A disciplined framework for choosing among options

A useful way to assess rollover 401k to IRA investment options is to separate them into three buckets: liquidity, income, and security. Public securities generally offer strong liquidity. Traditional fixed income may offer moderate income, but pricing can be sensitive to rate changes. Real estate-backed private credit may offer stronger current income characteristics for some accredited investors, but with reduced liquidity and a greater need for manager-level due diligence.

That does not mean one category is universally better. It means each serves a different role. Many sophisticated investors build around that reality instead of chasing a single solution.
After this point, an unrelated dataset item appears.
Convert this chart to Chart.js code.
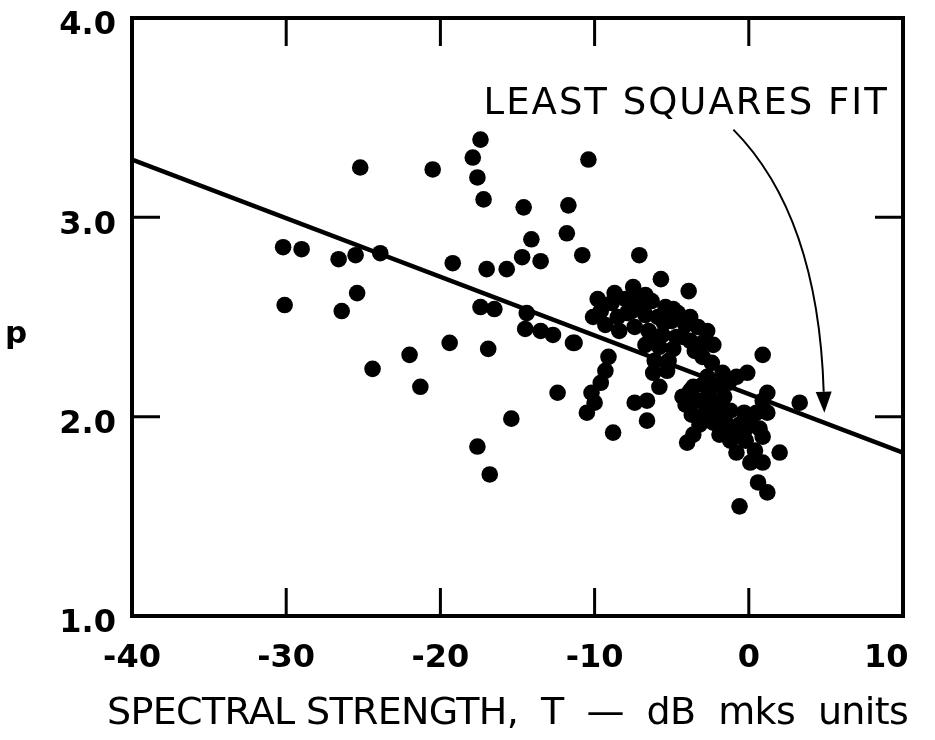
<!DOCTYPE html>
<html><head><meta charset="utf-8">
<script src="https://cdn.jsdelivr.net/npm/chart.js@4.4.1/dist/chart.umd.min.js"></script>
<style>html,body{margin:0;padding:0;background:#fff;}#c{display:block;}</style>
</head><body>
<canvas id="c" width="935" height="740"></canvas>
<script>
// Spectral strength T (dB mks units) of each observation
const spectralT = [
  -30.2,-29.0,-30.1,-26.6,-25.5,-23.9,-25.4,-26.4,-25.2,-20.5,
  -24.4,-22.0,-21.3,-19.4,-19.2,-16.9,-17.6,-16.8,-15.4,-17.4,
  -17.9,-17.6,-17.2,-14.6,-11.7,-10.4,-11.8,-10.8,-14.1,-14.7,
  -13.5,-15.7,-17.0,-17.4,-16.5,-14.4,-14.5,-13.5,-12.7,-11.4,
  -12.4,-9.8,-7.1,-5.7,-3.9,-8.7,-7.5,-6.7,-4.9,-3.8,
  -2.7,-2.3,0.9,-10.1,-11.3,-9.1,-9.3,-9.6,-10.2,-10.0,
  -10.5,-8.8,-7.4,-6.6,-5.8,-6.6,-4.3,-3.6,-2.7,-1.7,
  -0.8,-0.1,1.2,3.3,-4.0,-3.6,-1.7,-1.2,-0.8,0.1,
  0.9,0.9,2.0,0.6,1.2,-0.6,-6.2,-5.3,
  -9.6,-8.9,-8.0,-7.2,-6.3,-5.4,-4.6,-9.3,-8.5,-7.6,
  -6.7,-5.9,-5.0,-4.1,-3.3,-8.4,-7.4,-6.5,-5.6,-4.7,
  -3.8,-3.0,-6.7,-5.8,-4.9,-3.0,-2.4,-6.1,-5.2,
  -7.9,-6.9,-5.5,-4.3,-6.3,-3.5,
  -3.8,-3.0,-2.1,-1.3,-4.1,-3.3,-2.5,-1.6,0.9,-3.7,
  -2.8,-2.0,-1.2,-0.3,0.5,1.2,-3.2,-2.3,-1.5,-0.6,
  0.2,-1.0,-0.2,0.4,
  -2.6,-1.8,-2.4,-0.2,-1.9,0.7
];
// p value of each observation
const pValues = [
  2.85,2.84,2.56,2.79,2.81,2.82,2.62,2.53,3.25,3.24,
  2.24,2.31,2.15,2.37,2.77,2.34,1.85,1.71,1.99,3.39,
  3.30,3.20,3.09,3.05,3.06,3.29,2.92,2.81,2.89,2.80,
  2.78,2.74,2.74,2.55,2.54,2.52,2.44,2.43,2.41,2.37,
  2.12,2.59,2.81,2.69,2.63,2.62,2.65,2.61,2.54,2.50,
  2.43,2.36,2.31,2.50,2.37,2.30,2.23,2.17,2.12,2.07,
  2.02,1.92,2.07,2.08,2.15,1.98,2.10,2.15,2.20,2.22,
  2.20,2.22,2.12,2.07,1.87,1.91,1.95,1.88,1.82,1.77,
  1.77,1.90,1.82,1.67,1.62,1.55,2.22,2.23,
  2.53,2.57,2.59,2.60,2.58,2.55,2.52,2.46,2.50,2.53,
  2.51,2.50,2.48,2.46,2.45,2.43,2.45,2.43,2.41,2.40,
  2.38,2.37,2.36,2.35,2.34,2.30,2.27,2.28,2.28,
  2.52,2.55,2.47,2.40,2.40,2.33,
  2.13,2.16,2.16,2.17,2.06,2.08,2.09,2.10,2.08,2.01,
  2.02,2.03,2.03,2.02,2.02,2.02,1.96,1.97,1.97,1.96,
  1.96,1.91,1.88,1.83,
  2.13,2.06,2.05,1.94,1.91,1.94
];
// Least squares fit line end points
const fitT = [-40, 10];
const fitP = [3.29, 1.82];
// Axis ticks
const xTickValues = [-40, -30, -20, -10, 0, 10];
const xTickLabels = ['-40', '-30', '-20', '-10', '0', '10\u00a0\u00a0\u00a0'];
const yTickValues = [1.0, 2.0, 3.0, 4.0];
const yTickLabels = ['1.0', '2.0', '3.0', '4.0'];
const xTitle = 'SPECTRAL STRENGTH,  T  \u2014  dB  mks  units';
const yTitle = 'p';
// Annotation
const fitLabel = 'LEAST SQUARES FIT';
const fitLabelAt = [-17.2, 3.52];
const arrowT = [-1.0, 4.5, 4.9];
const arrowP = [3.44, 3.01, 2.02];

const FONT = 'DejaVu Sans';
Chart.defaults.font.family = FONT;
Chart.defaults.color = '#000';

const framePlugin = {
  id: 'frame',
  afterDatasetsDraw(chart) {
    const {ctx, chartArea: a, scales: {x, y}} = chart;
    ctx.save();
    ctx.strokeStyle = '#000';
    ctx.fillStyle = '#000';
    ctx.lineWidth = 4;
    ctx.strokeRect(a.left, a.top, a.right - a.left, a.bottom - a.top);
    const tl = 28;
    ctx.lineWidth = 3;
    ctx.beginPath();
    xTickValues.slice(1, -1).forEach(v => {
      const px = x.getPixelForValue(v);
      ctx.moveTo(px, a.bottom); ctx.lineTo(px, a.bottom - tl);
      ctx.moveTo(px, a.top); ctx.lineTo(px, a.top + tl);
    });
    yTickValues.slice(1, -1).forEach(v => {
      const py = y.getPixelForValue(v);
      ctx.moveTo(a.left, py); ctx.lineTo(a.left + tl, py);
      ctx.moveTo(a.right, py); ctx.lineTo(a.right - tl, py);
    });
    ctx.stroke();
    // curved arrow
    const p0 = [x.getPixelForValue(arrowT[0]), y.getPixelForValue(arrowP[0])];
    const p1 = [x.getPixelForValue(arrowT[1]), y.getPixelForValue(arrowP[1])];
    const p2 = [x.getPixelForValue(arrowT[2]), y.getPixelForValue(arrowP[2])];
    let dx = p2[0] - p1[0], dy = p2[1] - p1[1];
    const len = Math.hypot(dx, dy); dx /= len; dy /= len;
    const hl = 21, hw = 8;
    const base = [p2[0] - dx * hl, p2[1] - dy * hl];
    ctx.lineWidth = 2;
    ctx.beginPath();
    ctx.moveTo(p0[0], p0[1]);
    ctx.quadraticCurveTo(p1[0], p1[1], base[0], base[1]);
    ctx.stroke();
    ctx.beginPath();
    ctx.moveTo(p2[0], p2[1]);
    ctx.lineTo(base[0] - dy * hw, base[1] + dx * hw);
    ctx.lineTo(base[0] + dy * hw, base[1] - dx * hw);
    ctx.closePath();
    ctx.fill();
    // annotation text
    ctx.font = '37px "' + FONT + '"';
    ctx.textAlign = 'left';
    ctx.textBaseline = 'alphabetic';
    try { ctx.letterSpacing = '2px'; } catch (e) {}
    ctx.fillText(fitLabel, x.getPixelForValue(fitLabelAt[0]), y.getPixelForValue(fitLabelAt[1]));
    // x axis title, stretched to the reference width (107..908 px)
    ctx.font = '38px "' + FONT + '"';
    try { ctx.letterSpacing = '0px'; } catch (e) {}
    const w0 = ctx.measureText(xTitle).width;
    const ls = (801 - w0) / xTitle.length;
    try { ctx.letterSpacing = ls.toFixed(2) + 'px'; } catch (e) {}
    ctx.textAlign = 'left';
    ctx.textBaseline = 'middle';
    ctx.fillText(xTitle, 107, 714);
    try { ctx.letterSpacing = '0px'; } catch (e) {}
    // y title, upright
    ctx.font = 'bold 31px "' + FONT + '"';
    ctx.textAlign = 'center';
    ctx.textBaseline = 'alphabetic';
    ctx.fillText(yTitle, 16, y.getPixelForValue(2.37));
    ctx.restore();
  }
};

new Chart(document.getElementById('c'), {
  type: 'scatter',
  data: {
    datasets: [
      {
        type: 'line',
        data: fitT.map((t, i) => ({x: t, y: fitP[i]})),
        borderColor: '#000',
        borderWidth: 4.5,
        pointRadius: 0,
        fill: false,
        tension: 0
      },
      {
        data: spectralT.map((t, i) => ({x: t, y: pValues[i]})),
        backgroundColor: '#000',
        borderColor: '#000',
        borderWidth: 0,
        pointRadius: 8.3,
        pointHoverRadius: 8.3
      }
    ]
  },
  options: {
    responsive: false,
    animation: false,
    events: [],
    layout: {padding: {left: 0, top: 18, right: 32, bottom: 0}},
    plugins: {legend: {display: false}, tooltip: {enabled: false}},
    scales: {
      x: {
        type: 'linear', min: -40, max: 10,
        afterBuildTicks: s => { s.ticks = xTickValues.map(v => ({value: v})); },
        afterFit: s => { s.height = 124; s.paddingLeft = 0; s.paddingRight = 0; },
        grid: {display: false, drawTicks: false},
        border: {display: false},
        ticks: {
          color: '#000', padding: 23,
          font: {family: FONT, size: 32, weight: 'bold'},
          maxRotation: 0, autoSkip: false,
          callback: (v, i) => xTickLabels[i]
        },
        title: {display: false}
      },
      y: {
        type: 'linear', min: 1, max: 4,
        afterBuildTicks: s => { s.ticks = yTickValues.map(v => ({value: v})); },
        afterFit: s => { s.width = 132; s.paddingTop = 0; s.paddingBottom = 0; },
        grid: {display: false, drawTicks: false},
        border: {display: false},
        ticks: {
          color: '#000', padding: 16, labelOffset: 8,
          font: {family: FONT, size: 32, weight: 'bold'},
          callback: (v, i) => yTickLabels[i]
        }
      }
    }
  },
  plugins: [framePlugin]
});
</script>
</body></html>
They may keep liquid reserves in conventional instruments while allocating a measured portion of retirement capital to asset-backed private credit strategies designed to emphasize collateral protection and recurring distributions.

That measured approach is often the more durable one. At Mid Atlantic Secured Income Fund, the emphasis on first-position lending, conservative underwriting, and capital preservation reflects a broader principle that applies well beyond any single fund: retirement assets usually benefit more from discipline than from reach.

If you are evaluating an old 401(k), the real opportunity is not merely moving the account. It is using the rollover as a chance to align retirement capital with the income, risk controls, and asset backing you actually want for the years ahead.